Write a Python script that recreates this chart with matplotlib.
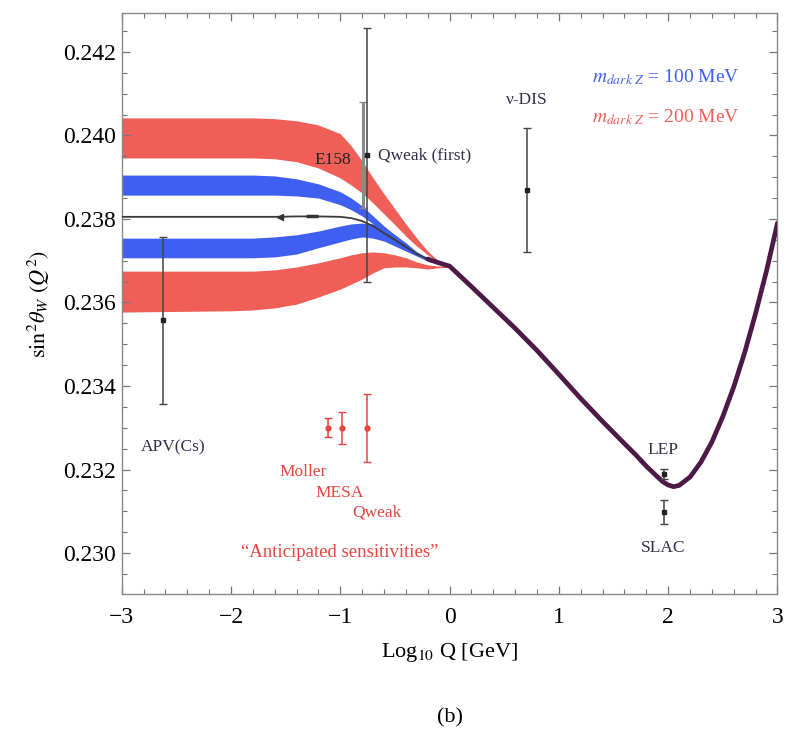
#!/usr/bin/env python3
"""Running weak mixing angle with dark-Z bands (panel b)."""

import matplotlib

matplotlib.use("Agg")
import matplotlib.pyplot as plt
from matplotlib.ticker import FormatStrFormatter, MultipleLocator

# band samples in log10 Q
band_x = [-3.0, -2.0, -1.8, -1.6, -1.4, -1.2, -1.0, -0.9, -0.8, -0.7, -0.6, -0.5, -0.4, -0.3, -0.2, -0.1, 0.0]

# m_dark Z = 200 MeV (red), upper and lower bands
red_up_top = [0.24042, 0.24042, 0.24042, 0.24040, 0.24035, 0.24025, 0.24004, 0.23975, 0.23939,
              0.23898, 0.23860, 0.23824, 0.23788, 0.23754, 0.23723, 0.23699, 0.23690]
red_up_bot = [0.23946, 0.23946, 0.23946, 0.23944, 0.23937, 0.23922, 0.23898, 0.23881, 0.23862,
              0.23838, 0.23812, 0.23786, 0.23759, 0.23735, 0.23714, 0.23697, 0.23685]
red_lo_top = [0.23675, 0.23675, 0.23675, 0.23678, 0.23685, 0.23695, 0.23707, 0.23714, 0.23719,
              0.23721, 0.23719, 0.23714, 0.23707, 0.23697, 0.23690, 0.23687, 0.23689]
red_lo_bot = [0.23577, 0.23580, 0.23582, 0.23587, 0.23596, 0.23613, 0.23632, 0.23644, 0.23656,
              0.23671, 0.23683, 0.23685, 0.23685, 0.23683, 0.23680, 0.23683, 0.23685]

# m_dark Z = 100 MeV (blue)
blue_up_top = [0.23905, 0.23905, 0.23905, 0.23903, 0.23896, 0.23884, 0.23865, 0.23850, 0.23831,
               0.23807, 0.23783, 0.23762, 0.23740, 0.23721, 0.23704, 0.23695, 0.23690]
blue_up_bot = [0.23857, 0.23857, 0.23857, 0.23857, 0.23855, 0.23850, 0.23834, 0.23822, 0.23807,
               0.23788, 0.23766, 0.23747, 0.23731, 0.23714, 0.23699, 0.23692, 0.23685]
blue_lo_top = [0.23754, 0.23754, 0.23754, 0.23757, 0.23762, 0.23771, 0.23783, 0.23788, 0.23790,
               0.23788, 0.23778, 0.23762, 0.23743, 0.23721, 0.23707, 0.23695, 0.23690]
blue_lo_bot = [0.23707, 0.23707, 0.23707, 0.23709, 0.23716, 0.23731, 0.23745, 0.23752, 0.23757,
               0.23754, 0.23747, 0.23735, 0.23723, 0.23711, 0.23699, 0.23692, 0.23685]

# Standard Model running
sm_x = [-3.0, -2.0, -1.6, -1.4, -1.2, -1.0, -0.9, -0.8, -0.7, -0.6, -0.5, -0.4, -0.3, -0.2, -0.1,
        0.0, 0.2, 0.4, 0.6, 0.8, 1.0, 1.2, 1.4, 1.6, 1.7, 1.8, 1.9, 1.95, 2.0, 2.05, 2.1, 2.2, 2.3,
        2.4, 2.5, 2.6, 2.7, 2.8, 2.9, 3.0]
sm_y = [0.23805, 0.23805, 0.23805, 0.23806, 0.23806, 0.23805, 0.23802, 0.23795, 0.23783, 0.23766,
        0.23750, 0.23733, 0.23716, 0.23704, 0.23695, 0.23687, 0.23638, 0.23588, 0.23538, 0.23485,
        0.23428, 0.23370, 0.23315, 0.23262, 0.23236, 0.23208, 0.23183, 0.23171, 0.23163, 0.23159,
        0.23162, 0.23182, 0.23218, 0.23266, 0.23327, 0.23398, 0.23480, 0.23574, 0.23676, 0.23790]

# measurements
meas_names = ["APV(Cs)", "Qweak (first)", "ν-DIS", "LEP", "SLAC"]
meas_x = [-2.62, -0.76, 0.71, 1.96, 1.96]
meas_y = [0.23557, 0.23953, 0.23870, 0.23190, 0.23098]
meas_err = [0.00200, 0.00305, 0.00148, 0.00012, 0.00028]
e158_x = -0.79
e158_y = 0.23953
e158_err = 0.00128

# anticipated sensitivities
future_names = ["Moller", "MESA", "Qweak"]
future_x = [-1.115, -0.987, -0.758]
future_y = [0.23300, 0.23300, 0.23300]
future_err = [0.00023, 0.00038, 0.00081]

RED = "#ef5f58"
BLUE = "#3f5ff0"
TXT = "#30304a"
FRED = "#e8453f"

plt.rcParams["font.family"] = ["Liberation Serif", "DejaVu Serif"]
plt.rcParams["mathtext.fontset"] = "stix"

fig = plt.figure(figsize=(7.87, 7.52), dpi=100)
ax = fig.add_axes([0.1546, 0.2101, 0.8333, 0.7726])

ax.fill_between(band_x, red_up_bot, red_up_top, color=RED, lw=0, zorder=1)
ax.fill_between(band_x, red_lo_bot, red_lo_top, color=RED, lw=0, zorder=1)
ax.fill_between(band_x, blue_up_bot, blue_up_top, color=BLUE, lw=0, zorder=2)
ax.fill_between(band_x, blue_lo_bot, blue_lo_top, color=BLUE, lw=0, zorder=2)

left = [i for i, v in enumerate(sm_x) if v <= 0.0]
right = [i for i, v in enumerate(sm_x) if v >= -0.2]
ax.plot([sm_x[i] for i in left], [sm_y[i] for i in left], color="#3a3a3a", lw=1.3, zorder=3)
ax.plot([sm_x[i] for i in right], [sm_y[i] for i in right], color="#4d1a47", lw=3.4,
        solid_capstyle="round", solid_joinstyle="round", zorder=4)
# little arrow marks riding on the SM line
ax.plot([-1.55], [sm_y[2]], marker="<", ms=4, color="#333333", zorder=5)
ax.plot([-1.26], [sm_y[4]], marker="_", ms=9, mew=2.5, color="#333333", zorder=5)

ax.errorbar([e158_x], [e158_y], yerr=[e158_err], fmt="none", ecolor="#8a8a8a", elinewidth=2.2,
            capsize=3, capthick=1, zorder=6)
ax.errorbar(meas_x, meas_y, yerr=meas_err, fmt="s", ms=3.5, color="#222222", ecolor="#444444",
            elinewidth=1.1, capsize=3, capthick=1, zorder=7)
ax.errorbar(future_x, future_y, yerr=future_err, fmt="o", ms=3.5, color=FRED, ecolor=FRED,
            elinewidth=1.1, capsize=3, capthick=1, zorder=7)

ax.text(-2.53, 0.23252, meas_names[0], ha="center", va="center", fontsize=12.5, color=TXT)
ax.text(-0.655, 0.23953, meas_names[1], ha="left", va="center", fontsize=12.5, color=TXT)
ax.text(0.71, 0.24085, meas_names[2], ha="center", va="center", fontsize=12.5, color=TXT)
ax.text(1.955, 0.23247, meas_names[3], ha="center", va="center", fontsize=12.5, color=TXT)
ax.text(1.955, 0.23012, meas_names[4], ha="center", va="center", fontsize=12.5, color=TXT)
ax.text(-1.066, 0.23941, "E158", ha="center", va="center", fontsize=12.5, color="#222222")

ax.text(-1.339, 0.23194, future_names[0], ha="center", va="center", fontsize=12.5, color=FRED)
ax.text(-1.003, 0.23144, future_names[1], ha="center", va="center", fontsize=12.5, color=FRED)
ax.text(-0.665, 0.23096, future_names[2], ha="center", va="center", fontsize=12.5, color=FRED)
ax.text(-1.003, 0.23002, "\u201cAnticipated sensitivities\u201d", ha="center", va="center",
        fontsize=13.5, color=FRED)

ax.text(1.30, 0.24140, r"$m_{dark\ Z}$ = 100 MeV", ha="left", va="center", fontsize=14, color=BLUE)
ax.text(1.30, 0.24044, r"$m_{dark\ Z}$ = 200 MeV", ha="left", va="center", fontsize=14, color=RED)

ax.set_xlim(-3, 3)
ax.set_ylim(0.22902, 0.24293)
ax.xaxis.set_major_locator(MultipleLocator(1))
ax.xaxis.set_minor_locator(MultipleLocator(0.2))
ax.yaxis.set_major_locator(MultipleLocator(0.002))
ax.yaxis.set_minor_locator(MultipleLocator(0.0005))
ax.yaxis.set_major_formatter(FormatStrFormatter("%.3f"))
ax.tick_params(which="both", direction="in", top=True, right=True, color="#777777")
ax.tick_params(which="major", length=6, width=0.9, labelsize=17)
ax.tick_params(which="minor", length=3.5, width=0.8)
ax.tick_params(axis="x", pad=9)
ax.tick_params(axis="y", pad=4)
for spine in ax.spines.values():
    spine.set_color("#888888")
    spine.set_linewidth(1.0)

ax.set_xlabel(r"Log$_{10}$ Q [GeV]", fontsize=16, labelpad=10)
ax.set_ylabel(r"$\mathrm{sin}^2\theta_W\ (Q^2)$", fontsize=16, labelpad=8)
fig.text(0.572, 0.045, "(b)", ha="center", va="center", fontsize=16)

fig.savefig("out.png", dpi=100)
print("wrote out.png")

^^^^^^^^

### Do this:
Only lines belong in the copy: transcribe those from the start of the data through the line that contains "-0.2, -0.1, 0.0]", and skip the pictures.

### Full output:
Write a Python script that recreates this chart with matplotlib.
#!/usr/bin/env python3
"""Running weak mixing angle with dark-Z bands (panel b)."""

import matplotlib

matplotlib.use("Agg")
import matplotlib.pyplot as plt
from matplotlib.ticker import FormatStrFormatter, MultipleLocator

# band samples in log10 Q
band_x = [-3.0, -2.0, -1.8, -1.6, -1.4, -1.2, -1.0, -0.9, -0.8, -0.7, -0.6, -0.5, -0.4, -0.3, -0.2, -0.1, 0.0]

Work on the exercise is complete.